[What to produce] Write the lines out again, from the top of the material to the line containing "from matplotlib.ticker import NullLocator", pictures excluded.

[Material]
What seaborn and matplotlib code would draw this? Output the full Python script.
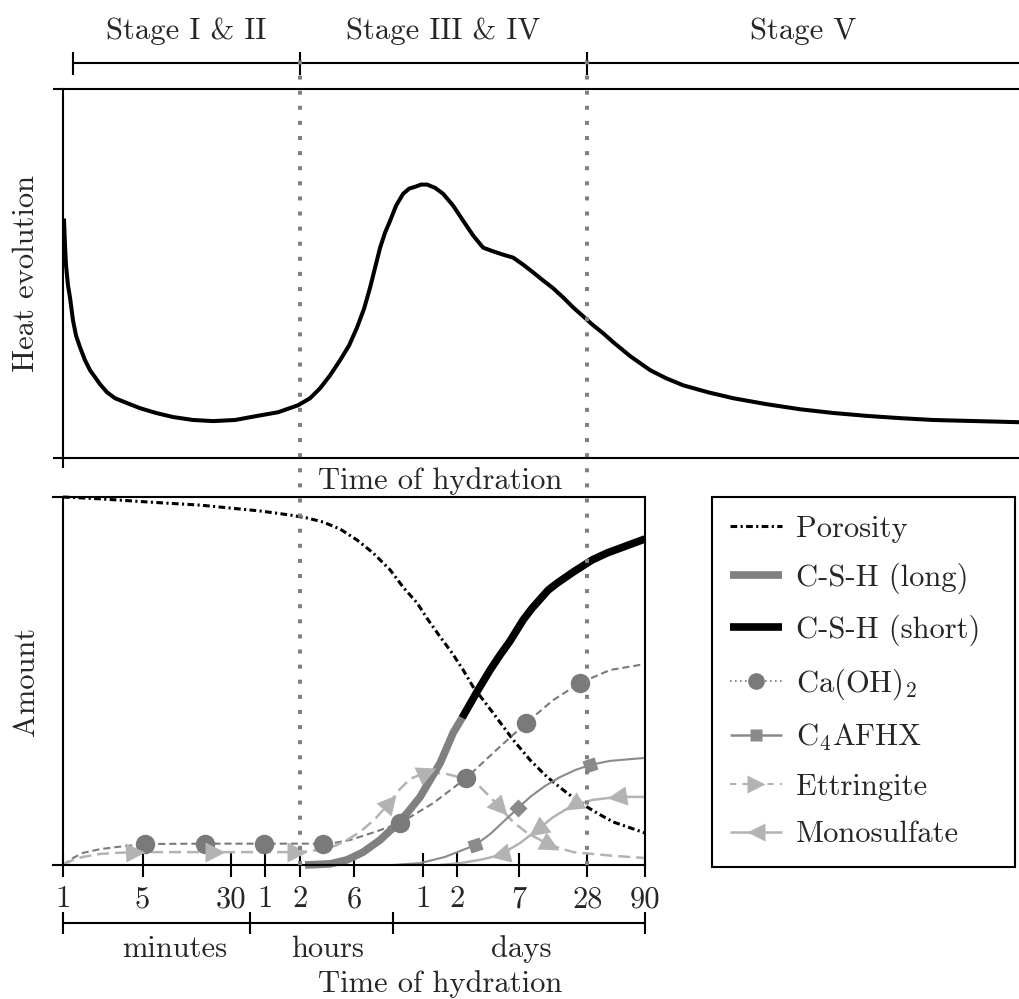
import numpy as np
import matplotlib
matplotlib.use("Agg")
import matplotlib.pyplot as plt
import seaborn as sns
from matplotlib.lines import Line2D
from matplotlib.markers import MarkerStyle
from matplotlib.transforms import Affine2D, blended_transform_factory
from matplotlib.ticker import NullLocator

# ---------------- data (time in minutes, log axis) ----------------
heat_time = [1.020, 1.041, 1.063, 1.106, 1.152, 1.224, 1.301, 1.411, 1.561, 1.727,
             2.114, 2.436, 2.864, 3.506, 4.750, 6.566, 9.262, 13.88, 20.80, 32.46,
             50.67, 77.50, 116.2, 148.1, 181.3, 221.9, 271.7, 326.0, 383.2, 441.6,
             498.6, 551.6, 610.4, 675.3, 747.2, 843.9, 972.1, 1098, 1240, 1399,
             1580, 1858, 2184, 2673, 3273, 4006, 4905, 6005, 7352, 9002,
             11020, 13490, 16520, 20220, 24760, 30310, 37110, 44520, 55610, 68080,
             96040, 143900, 199000, 280700, 465400, 771900, 1.505e6, 2.995e6, 5.837e6, 1.162e7,
             2.265e7, 4.416e7, 1.054e8, 2.5e8]
heat_rate = [0.649, 0.576, 0.522, 0.468, 0.435, 0.373, 0.332, 0.300, 0.265, 0.238,
             0.200, 0.178, 0.162, 0.151, 0.135, 0.122, 0.111, 0.103, 0.100, 0.103,
             0.114, 0.124, 0.143, 0.162, 0.189, 0.224, 0.265, 0.305, 0.354, 0.405,
             0.462, 0.516, 0.570, 0.611, 0.643, 0.684, 0.716, 0.730, 0.735, 0.741,
             0.741, 0.732, 0.716, 0.684, 0.643, 0.603, 0.570, 0.560, 0.551, 0.543,
             0.524, 0.503, 0.481, 0.460, 0.435, 0.408, 0.384, 0.362, 0.338, 0.314,
             0.276, 0.238, 0.216, 0.197, 0.178, 0.162, 0.146, 0.132, 0.122, 0.114,
             0.108, 0.103, 0.100, 0.097]

poro_time = [1, 2.114, 5.814, 15.99, 29.35, 53.85, 98.79, 139.4, 192.6, 271.7,
             383.2, 529.9, 747.2, 972.1, 1290, 1612, 2056, 2620, 3273, 4006,
             6005, 9002, 12700, 17910, 24760, 34920, 49260, 68080, 96040, 129600]
poro_amount = [1.000, 0.995, 0.986, 0.978, 0.970, 0.962, 0.951, 0.943, 0.932, 0.913,
               0.883, 0.848, 0.802, 0.755, 0.712, 0.666, 0.620, 0.576, 0.530, 0.484,
               0.413, 0.340, 0.285, 0.239, 0.204, 0.169, 0.141, 0.117, 0.101, 0.087]

csh_long_time = [133.8, 221.9, 313.1, 432.8, 610.4, 794.0, 1054, 1371, 1679, 2056, 2367, 2673, 3209]
csh_long_amount = [0.0, 0.003, 0.014, 0.035, 0.068, 0.101, 0.141, 0.185, 0.231, 0.277, 0.321, 0.359, 0.400]
csh_short_time = [3209, 4434, 5652, 6921, 8472, 11020, 13220, 18280, 21930, 30310, 44520, 60300, 83350, 129600]
csh_short_amount = [0.400, 0.476, 0.530, 0.571, 0.609, 0.666, 0.698, 0.747, 0.766, 0.796, 0.829, 0.848, 0.864, 0.886]

ca_time = [1, 1.224, 1.499, 2.114, 2.982, 5.26, 16.0, 222, 333, 552,
           915, 1784, 3477, 6380, 11710, 20220, 34920, 64100, 129600]
ca_amount = [0.0, 0.019, 0.033, 0.043, 0.049, 0.057, 0.058, 0.058, 0.068, 0.090,
             0.114, 0.168, 0.236, 0.312, 0.386, 0.448, 0.495, 0.530, 0.546]
ca_mark_time = [5.26, 17.7, 58.4, 192.7, 915, 3477, 11710, 34920]
ca_mark_amount = [0.057, 0.058, 0.058, 0.058, 0.114, 0.236, 0.386, 0.495]

c4_time = [794, 1371, 2274, 3081, 4173, 5652, 7656, 9959, 12700, 17200, 23300, 31560, 42750, 64100, 129600]
c4_amount = [0.0, 0.005, 0.022, 0.038, 0.054, 0.084, 0.122, 0.155, 0.185, 0.215, 0.239, 0.258, 0.272, 0.283, 0.291]
c4_mark_time = [4173, 9959, 42750]
c4_mark_amount = [0.054, 0.155, 0.272]

ett_time = [1, 1.224, 1.499, 2.114, 2.982, 4.293, 120.9, 181.3, 245.6, 313.1,
            407.3, 551.6, 747.2, 914.9, 1120, 1580, 2367, 3477, 4617, 5652,
            6921, 9002, 11950, 19030, 30310, 68080, 129600]
ett_amount = [0.0, 0.014, 0.022, 0.030, 0.033, 0.035, 0.035, 0.041, 0.052, 0.068,
              0.090, 0.125, 0.171, 0.207, 0.234, 0.253, 0.247, 0.234, 0.212, 0.185,
              0.155, 0.117, 0.087, 0.054, 0.035, 0.025, 0.019]
ett_mark_time = [4.293, 21.7, 113.8, 747.2, 1580, 6921, 19030]
ett_mark_amount = [0.035, 0.035, 0.035, 0.171, 0.253, 0.155, 0.054]

mono_time = [2056, 3081, 4617, 6921, 10370, 14630, 20220, 30310, 45430, 73850, 129600]
mono_amount = [0.0, 0.005, 0.014, 0.027, 0.060, 0.095, 0.130, 0.163, 0.177, 0.185, 0.185]
mono_mark_time = [6921, 14630, 30310, 73850]
mono_mark_amount = [0.027, 0.095, 0.163, 0.185]

tick_minutes = [1, 5, 30, 60, 120, 360, 1440, 2880, 10080, 40320, 129600]
tick_labels = ['1', '5', '30', '1', '2', '6', '1', '2', '7', '28', '90']
unit_bounds = [1, 44, 794, 129600]
unit_names = ['minutes', 'hours', 'days']
stage_bounds = [1.22, 120, 40320, 2.5e8]
stage_names = ['Stage I & II', 'Stage III & IV', 'Stage V']
marker_lines = [120, 40320]

series_names = ['Porosity', 'C-S-H (long)', 'C-S-H (short)', 'Ca(OH)$_2$',
                'C$_4$AFHX', 'Ettringite', 'Monosulfate']

# ---------------- style ----------------
sns.set_theme(style='white')
plt.rcParams['font.family'] = ['cmr10']
plt.rcParams['mathtext.fontset'] = 'cm'
plt.rcParams['axes.unicode_minus'] = False
plt.rcParams['axes.formatter.use_mathtext'] = True
plt.rcParams['lines.solid_capstyle'] = 'butt'
plt.rcParams['lines.dash_capstyle'] = 'butt'
plt.rcParams['lines.solid_joinstyle'] = 'round'

FS = 22
W, H = 1019, 999
K = 'black'
G_DARK = '#7a7a7a'
G_MID = '#808080'
G_C4 = '#8a8a8a'
G_LIGHT = '#b3b3b3'
SPW = 1.5

fig = plt.figure(figsize=(W / 100, H / 100), dpi=100)
fig.patch.set_facecolor('white')


def fx(px):
    return px / W


def fy(py):
    return 1 - py / H


ax_top = fig.add_axes([fx(63), fy(458), (1019 - 63) / W, (458 - 89) / H])
ax_bot = fig.add_axes([fx(63), fy(865), (645 - 63) / W, (865 - 497) / H])

for ax in (ax_top, ax_bot):
    ax.set_facecolor('none')
    ax.set_xscale('log')
    for s in ax.spines.values():
        s.set_color(K)
        s.set_linewidth(SPW)
ax_top.spines['right'].set_visible(False)

# ---------------- top panel ----------------
sns.lineplot(x=heat_time, y=heat_rate, ax=ax_top, color=K, linewidth=2.9,
             estimator=None, sort=False, clip_on=False)
ax_top.set_xlim(1, 2.5e8)
ax_top.set_ylim(0, 1)
ax_top.set_xticks([1])
ax_top.set_xticklabels([''])
ax_top.set_yticks([0, 1])
ax_top.set_yticklabels(['', ''])
ax_top.xaxis.set_minor_locator(NullLocator())
ax_top.tick_params(axis='both', which='major', direction='out', length=7.5,
                   width=SPW, color=K, bottom=True, left=True, top=False, right=False)
ax_top.set_xlabel('')
ax_top.set_ylabel('')

trt = blended_transform_factory(ax_top.transData, ax_top.transAxes)
ytop = lambda py: (458 - py) / (458 - 89)
ax_top.plot([stage_bounds[0], stage_bounds[-1]], [ytop(63), ytop(63)], color=K,
            lw=SPW, transform=trt, clip_on=False)
for b in stage_bounds[:-1]:
    ax_top.plot([b, b], [ytop(52), ytop(75)], color=K, lw=SPW, transform=trt, clip_on=False)
for i, name in enumerate(stage_names):
    xm = np.sqrt(stage_bounds[i] * stage_bounds[i + 1])
    ax_top.text(xm, ytop(39), name, transform=trt, ha='center', va='baseline', fontsize=FS)

# ---------------- bottom panel ----------------
sns.lineplot(x=poro_time, y=poro_amount, ax=ax_bot, color=K, linewidth=2.2,
             linestyle=(0, (2.2, 1.1, 0.7, 1.1)), estimator=None, sort=False, clip_on=False)
sns.lineplot(x=ca_time, y=ca_amount, ax=ax_bot, color=G_DARK, linewidth=1.5,
             linestyle=(0, (3.4, 1.9)), estimator=None, sort=False, clip_on=False)
sns.lineplot(x=ett_time, y=ett_amount, ax=ax_bot, color=G_LIGHT, linewidth=1.8,
             linestyle=(0, (4.8, 2.4)), estimator=None, sort=False, clip_on=False)
sns.lineplot(x=mono_time, y=mono_amount, ax=ax_bot, color=G_LIGHT, linewidth=1.8,
             estimator=None, sort=False, clip_on=False)
sns.lineplot(x=c4_time, y=c4_amount, ax=ax_bot, color=G_C4, linewidth=1.5,
             estimator=None, sort=False, clip_on=False)
sns.lineplot(x=csh_long_time, y=csh_long_amount, ax=ax_bot, color=G_MID, linewidth=5.5,
             estimator=None, sort=False, clip_on=False)
sns.lineplot(x=csh_short_time, y=csh_short_amount, ax=ax_bot, color=K, linewidth=5.5,
             estimator=None, sort=False, clip_on=False)

ax_bot.set_xlim(1, 129600)
ax_bot.set_ylim(0, 1)
ax_bot.set_xlabel('')
ax_bot.set_ylabel('')


def path_angle(ax, xs, ys, xm, ym):
    pts = ax.transData.transform(np.column_stack([xs, ys]))
    pm = ax.transData.transform([[xm, ym]])[0]
    i = int(np.searchsorted(pts[:, 0], pm[0]))
    i = min(max(i, 1), len(pts) - 1)
    d = pts[i] - pts[i - 1]
    return np.degrees(np.arctan2(d[1], d[0]))


def rotated_markers(ax, xs, ys, mxs, mys, marker, ms, color):
    for xm, ym in zip(mxs, mys):
        ang = path_angle(ax, xs, ys, xm, ym)
        m = MarkerStyle(marker, transform=Affine2D().rotate_deg(ang))
        ax.plot([xm], [ym], linestyle='none', marker=m, ms=ms, mfc=color, mec='none',
                clip_on=False, zorder=4)


ax_bot.plot(ca_mark_time, ca_mark_amount, linestyle='none', marker='o', ms=14,
            mfc=G_DARK, mec='none', clip_on=False, zorder=4)
rotated_markers(ax_bot, ett_time, ett_amount, ett_mark_time, ett_mark_amount, '>', 14, G_LIGHT)
rotated_markers(ax_bot, mono_time, mono_amount, mono_mark_time, mono_mark_amount, '<', 14, G_LIGHT)
rotated_markers(ax_bot, c4_time, c4_amount, c4_mark_time, c4_mark_amount, 's', 9, G_C4)

ax_bot.set_xticks(tick_minutes)
ax_bot.set_xticklabels(tick_labels, fontsize=FS)
ax_bot.xaxis.set_minor_locator(NullLocator())
ax_bot.tick_params(axis='x', which='major', direction='inout', length=17, width=SPW,
                   color=K, pad=6.5, bottom=True, top=False)
ax_bot.set_yticks([0, 1])
ax_bot.set_yticklabels(['', ''])
ax_bot.tick_params(axis='y', which='major', direction='out', length=8, width=SPW,
                   color=K, left=True, right=False)

# dotted stage separators spanning both panels
for t in marker_lines:
    ax_bot.axvline(t, ymin=0, ymax=(865 - 52) / (865 - 497), color=G_MID, lw=2.9,
                   linestyle=(0, (1, 2.75)), clip_on=False, zorder=5)

trb = blended_transform_factory(ax_bot.transData, ax_bot.transAxes)
ybot = lambda py: (865 - py) / (865 - 497)
ax_bot.plot([unit_bounds[0], unit_bounds[-1]], [ybot(923), ybot(923)], color=K, lw=SPW,
            transform=trb, clip_on=False)
for b in unit_bounds:
    ax_bot.plot([b, b], [ybot(912), ybot(934)], color=K, lw=SPW, transform=trb, clip_on=False)
unit_label_pos = [9.6, 209, 10600]
for xm, name in zip(unit_label_pos, unit_names):
    ax_bot.text(xm, ybot(957), name, transform=trb, ha='center', va='baseline', fontsize=FS)

# ---------------- labels ----------------
fig.text(fx(440), fy(489), 'Time of hydration', ha='center', va='baseline', fontsize=FS)
fig.text(fx(440), fy(992), 'Time of hydration', ha='center', va='baseline', fontsize=FS)
fig.text(fx(34), fy(273), 'Heat evolution', rotation=90, rotation_mode='anchor',
         ha='center', va='baseline', fontsize=FS)
fig.text(fx(34), fy(681), 'Amount', rotation=90, rotation_mode='anchor',
         ha='center', va='baseline', fontsize=FS)

# ---------------- legend ----------------
handles = [
    Line2D([], [], color=K, lw=2.2, linestyle=(0, (2.2, 1.1, 0.7, 1.1))),
    Line2D([], [], color=G_MID, lw=5.5),
    Line2D([], [], color=K, lw=5.5),
    Line2D([], [], color=G_DARK, lw=1.2, linestyle=(0, (1, 2)), marker='o', ms=12,
           mfc=G_DARK, mec='none'),
    Line2D([], [], color=G_C4, lw=1.8, marker='s', ms=9, mfc=G_C4, mec='none'),
    Line2D([], [], color=G_LIGHT, lw=1.5, linestyle=(0, (3, 3)), marker='>', ms=13,
           mfc=G_LIGHT, mec='none'),
    Line2D([], [], color=G_LIGHT, lw=1.8, marker='<', ms=13, mfc=G_LIGHT, mec='none'),
]
leg = fig.legend(handles, series_names, loc='upper left',
                 bbox_to_anchor=(fx(712), fy(865), (1015 - 712) / W, (865 - 497) / H),
                 mode='expand', borderaxespad=0, frameon=True, fancybox=False,
                 framealpha=1, edgecolor=K, fontsize=FS, handlelength=1.7,
                 handletextpad=0.45, borderpad=0.6, labelspacing=0.66, numpoints=1)
leg.get_frame().set_linewidth(SPW)

fig.savefig('out.png', dpi=100, facecolor='white')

[Task response]
What seaborn and matplotlib code would draw this? Output the full Python script.
import numpy as np
import matplotlib
matplotlib.use("Agg")
import matplotlib.pyplot as plt
import seaborn as sns
from matplotlib.lines import Line2D
from matplotlib.markers import MarkerStyle
from matplotlib.transforms import Affine2D, blended_transform_factory
from matplotlib.ticker import NullLocator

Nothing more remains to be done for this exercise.